## begin

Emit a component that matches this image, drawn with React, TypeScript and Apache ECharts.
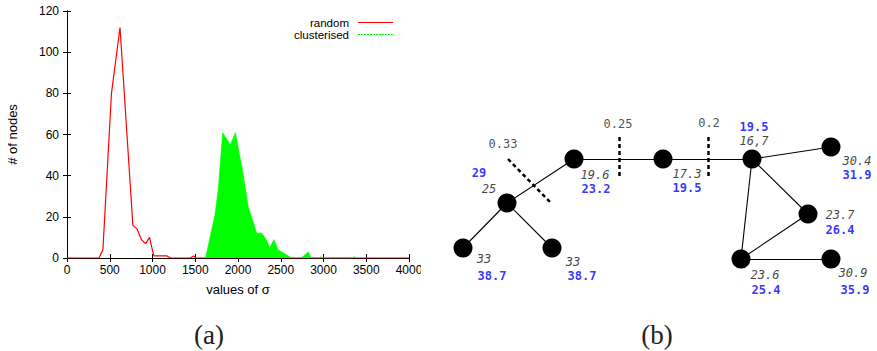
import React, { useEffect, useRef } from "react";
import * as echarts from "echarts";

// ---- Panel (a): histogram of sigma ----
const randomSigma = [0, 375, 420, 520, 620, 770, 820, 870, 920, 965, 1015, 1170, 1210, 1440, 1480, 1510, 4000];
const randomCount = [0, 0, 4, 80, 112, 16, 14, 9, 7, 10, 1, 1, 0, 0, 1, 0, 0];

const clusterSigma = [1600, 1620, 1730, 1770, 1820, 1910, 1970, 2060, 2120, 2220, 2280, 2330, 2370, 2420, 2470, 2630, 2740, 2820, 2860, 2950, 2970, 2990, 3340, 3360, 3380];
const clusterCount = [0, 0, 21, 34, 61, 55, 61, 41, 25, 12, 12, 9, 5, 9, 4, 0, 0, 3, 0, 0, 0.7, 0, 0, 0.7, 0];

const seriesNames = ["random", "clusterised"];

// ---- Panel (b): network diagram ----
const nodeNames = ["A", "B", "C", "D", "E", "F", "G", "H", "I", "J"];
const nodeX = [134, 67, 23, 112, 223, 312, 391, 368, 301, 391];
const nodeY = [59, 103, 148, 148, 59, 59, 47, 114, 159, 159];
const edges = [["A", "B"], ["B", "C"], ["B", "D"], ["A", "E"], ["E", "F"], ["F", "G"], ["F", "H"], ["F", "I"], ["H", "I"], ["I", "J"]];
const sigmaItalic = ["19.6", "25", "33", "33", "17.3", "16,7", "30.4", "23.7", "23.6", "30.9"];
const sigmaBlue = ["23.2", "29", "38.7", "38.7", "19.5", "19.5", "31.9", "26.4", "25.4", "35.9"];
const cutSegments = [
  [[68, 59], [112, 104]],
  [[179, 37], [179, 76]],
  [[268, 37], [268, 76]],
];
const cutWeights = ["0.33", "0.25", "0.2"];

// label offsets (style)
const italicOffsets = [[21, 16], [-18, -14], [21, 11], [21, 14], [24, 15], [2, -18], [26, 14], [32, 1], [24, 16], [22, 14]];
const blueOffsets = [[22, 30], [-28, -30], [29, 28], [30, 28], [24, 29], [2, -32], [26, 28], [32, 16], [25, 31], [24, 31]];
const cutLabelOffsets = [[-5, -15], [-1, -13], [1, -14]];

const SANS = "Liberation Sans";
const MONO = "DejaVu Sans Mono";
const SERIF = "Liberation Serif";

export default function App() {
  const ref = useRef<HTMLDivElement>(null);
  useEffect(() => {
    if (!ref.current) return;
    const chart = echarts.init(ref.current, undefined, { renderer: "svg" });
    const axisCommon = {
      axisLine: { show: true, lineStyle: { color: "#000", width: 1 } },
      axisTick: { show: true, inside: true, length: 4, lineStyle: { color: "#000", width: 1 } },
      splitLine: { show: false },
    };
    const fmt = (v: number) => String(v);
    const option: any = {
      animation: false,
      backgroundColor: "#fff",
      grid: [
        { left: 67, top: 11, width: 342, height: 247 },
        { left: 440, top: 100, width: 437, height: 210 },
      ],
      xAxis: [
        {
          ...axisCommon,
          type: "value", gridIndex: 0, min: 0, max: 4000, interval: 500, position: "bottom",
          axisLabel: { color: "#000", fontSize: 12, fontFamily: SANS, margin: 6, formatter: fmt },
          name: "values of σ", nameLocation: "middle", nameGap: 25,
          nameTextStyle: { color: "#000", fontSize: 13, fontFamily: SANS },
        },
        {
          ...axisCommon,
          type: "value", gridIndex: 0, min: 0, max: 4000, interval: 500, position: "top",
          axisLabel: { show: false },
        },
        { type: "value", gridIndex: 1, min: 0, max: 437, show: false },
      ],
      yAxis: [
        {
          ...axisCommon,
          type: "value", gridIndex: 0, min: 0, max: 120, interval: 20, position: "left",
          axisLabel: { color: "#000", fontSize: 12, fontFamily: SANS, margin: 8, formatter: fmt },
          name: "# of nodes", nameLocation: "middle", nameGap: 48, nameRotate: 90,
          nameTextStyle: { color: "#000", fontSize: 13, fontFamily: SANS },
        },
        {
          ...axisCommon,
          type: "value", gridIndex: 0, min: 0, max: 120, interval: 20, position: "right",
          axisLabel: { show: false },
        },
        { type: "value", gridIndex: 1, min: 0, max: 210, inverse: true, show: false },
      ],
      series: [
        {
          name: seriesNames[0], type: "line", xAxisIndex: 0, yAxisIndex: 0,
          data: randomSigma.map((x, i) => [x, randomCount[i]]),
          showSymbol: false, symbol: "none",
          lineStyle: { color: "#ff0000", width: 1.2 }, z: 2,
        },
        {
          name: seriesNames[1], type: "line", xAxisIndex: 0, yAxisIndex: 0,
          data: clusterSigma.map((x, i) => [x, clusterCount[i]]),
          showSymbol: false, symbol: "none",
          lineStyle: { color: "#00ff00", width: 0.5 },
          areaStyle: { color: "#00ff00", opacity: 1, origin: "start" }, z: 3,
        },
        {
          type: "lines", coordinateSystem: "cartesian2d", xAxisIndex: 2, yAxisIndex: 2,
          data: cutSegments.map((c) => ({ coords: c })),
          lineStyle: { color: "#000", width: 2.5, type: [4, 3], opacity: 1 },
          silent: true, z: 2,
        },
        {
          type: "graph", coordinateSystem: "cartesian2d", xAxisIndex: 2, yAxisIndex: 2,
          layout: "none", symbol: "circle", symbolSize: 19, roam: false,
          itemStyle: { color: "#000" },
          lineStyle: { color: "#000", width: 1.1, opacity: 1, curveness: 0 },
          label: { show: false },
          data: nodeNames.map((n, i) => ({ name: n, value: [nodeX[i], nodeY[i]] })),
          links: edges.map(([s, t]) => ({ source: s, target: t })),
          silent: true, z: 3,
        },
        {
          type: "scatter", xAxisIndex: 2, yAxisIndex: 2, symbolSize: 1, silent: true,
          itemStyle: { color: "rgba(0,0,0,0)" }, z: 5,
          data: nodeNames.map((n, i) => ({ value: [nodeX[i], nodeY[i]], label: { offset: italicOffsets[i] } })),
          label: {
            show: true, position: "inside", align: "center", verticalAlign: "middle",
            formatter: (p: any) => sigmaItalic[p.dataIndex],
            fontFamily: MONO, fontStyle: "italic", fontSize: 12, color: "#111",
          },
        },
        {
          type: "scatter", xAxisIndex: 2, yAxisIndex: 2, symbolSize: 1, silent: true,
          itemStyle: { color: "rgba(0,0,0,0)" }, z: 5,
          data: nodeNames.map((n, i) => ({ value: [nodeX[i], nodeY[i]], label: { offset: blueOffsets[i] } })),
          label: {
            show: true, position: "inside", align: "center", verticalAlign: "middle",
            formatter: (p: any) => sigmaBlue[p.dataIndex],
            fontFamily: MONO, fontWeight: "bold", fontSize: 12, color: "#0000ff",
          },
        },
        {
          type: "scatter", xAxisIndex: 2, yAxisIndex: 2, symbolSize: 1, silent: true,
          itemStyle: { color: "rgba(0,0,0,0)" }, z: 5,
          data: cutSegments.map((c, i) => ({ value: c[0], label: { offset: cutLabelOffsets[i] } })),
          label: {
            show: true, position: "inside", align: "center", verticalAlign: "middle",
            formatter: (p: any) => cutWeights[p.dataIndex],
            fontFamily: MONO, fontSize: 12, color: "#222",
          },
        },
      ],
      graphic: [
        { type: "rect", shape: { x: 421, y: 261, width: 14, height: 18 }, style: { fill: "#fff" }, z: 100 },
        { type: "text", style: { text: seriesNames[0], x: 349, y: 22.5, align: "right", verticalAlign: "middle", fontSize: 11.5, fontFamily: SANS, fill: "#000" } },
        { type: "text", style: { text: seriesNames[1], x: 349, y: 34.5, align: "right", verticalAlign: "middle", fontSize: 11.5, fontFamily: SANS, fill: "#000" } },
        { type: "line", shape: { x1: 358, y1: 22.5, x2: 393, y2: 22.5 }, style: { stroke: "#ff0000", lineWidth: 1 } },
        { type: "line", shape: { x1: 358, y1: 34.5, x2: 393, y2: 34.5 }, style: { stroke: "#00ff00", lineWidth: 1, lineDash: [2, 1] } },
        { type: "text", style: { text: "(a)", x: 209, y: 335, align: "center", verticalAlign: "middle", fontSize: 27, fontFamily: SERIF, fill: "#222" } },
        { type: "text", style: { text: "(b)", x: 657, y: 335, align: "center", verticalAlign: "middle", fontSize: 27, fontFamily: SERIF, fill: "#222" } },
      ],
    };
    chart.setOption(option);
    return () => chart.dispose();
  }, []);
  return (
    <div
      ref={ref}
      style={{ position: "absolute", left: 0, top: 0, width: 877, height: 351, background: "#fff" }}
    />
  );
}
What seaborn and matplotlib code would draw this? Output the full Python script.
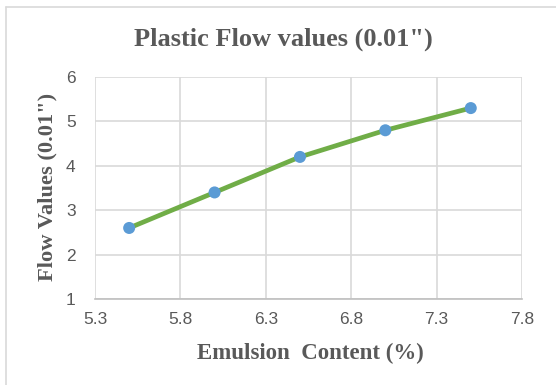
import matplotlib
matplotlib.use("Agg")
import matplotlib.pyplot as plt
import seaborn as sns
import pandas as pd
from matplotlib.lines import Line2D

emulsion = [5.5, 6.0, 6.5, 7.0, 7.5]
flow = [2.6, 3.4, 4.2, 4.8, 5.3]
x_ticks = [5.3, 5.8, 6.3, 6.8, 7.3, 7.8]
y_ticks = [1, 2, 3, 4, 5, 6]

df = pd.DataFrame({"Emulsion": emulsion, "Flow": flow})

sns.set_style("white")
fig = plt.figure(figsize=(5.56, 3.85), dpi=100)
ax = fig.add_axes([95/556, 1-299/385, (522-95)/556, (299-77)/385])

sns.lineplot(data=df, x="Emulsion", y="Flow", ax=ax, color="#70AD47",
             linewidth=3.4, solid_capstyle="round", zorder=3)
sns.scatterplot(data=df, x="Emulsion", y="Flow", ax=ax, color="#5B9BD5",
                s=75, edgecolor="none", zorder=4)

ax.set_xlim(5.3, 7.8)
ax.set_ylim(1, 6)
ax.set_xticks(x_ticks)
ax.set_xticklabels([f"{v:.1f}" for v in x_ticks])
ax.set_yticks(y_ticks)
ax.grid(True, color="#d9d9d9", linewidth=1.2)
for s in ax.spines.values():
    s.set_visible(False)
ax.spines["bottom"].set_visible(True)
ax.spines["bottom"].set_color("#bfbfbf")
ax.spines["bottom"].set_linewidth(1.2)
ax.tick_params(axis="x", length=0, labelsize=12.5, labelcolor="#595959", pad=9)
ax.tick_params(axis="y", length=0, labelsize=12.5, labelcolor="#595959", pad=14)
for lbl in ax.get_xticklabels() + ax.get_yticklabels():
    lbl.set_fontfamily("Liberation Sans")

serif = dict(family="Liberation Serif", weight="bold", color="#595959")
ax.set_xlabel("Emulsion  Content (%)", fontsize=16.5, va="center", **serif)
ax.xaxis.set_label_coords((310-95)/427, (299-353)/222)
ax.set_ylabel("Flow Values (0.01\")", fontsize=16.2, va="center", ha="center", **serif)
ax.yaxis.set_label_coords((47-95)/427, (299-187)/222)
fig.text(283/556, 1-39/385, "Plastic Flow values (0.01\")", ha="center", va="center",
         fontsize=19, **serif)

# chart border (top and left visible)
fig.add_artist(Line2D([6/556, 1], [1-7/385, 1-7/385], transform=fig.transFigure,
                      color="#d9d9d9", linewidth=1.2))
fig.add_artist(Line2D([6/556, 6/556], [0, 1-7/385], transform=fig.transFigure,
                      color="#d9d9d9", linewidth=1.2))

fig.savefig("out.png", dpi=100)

## end

YOUR GOAL: Using the entries above, transcribe every line from the line containing "What seaborn and" through the line containing "from matplotlib.lines import Line2D". Do not copy pictures.

ANSWER FOR THE TASK:
What seaborn and matplotlib code would draw this? Output the full Python script.
import matplotlib
matplotlib.use("Agg")
import matplotlib.pyplot as plt
import seaborn as sns
import pandas as pd
from matplotlib.lines import Line2D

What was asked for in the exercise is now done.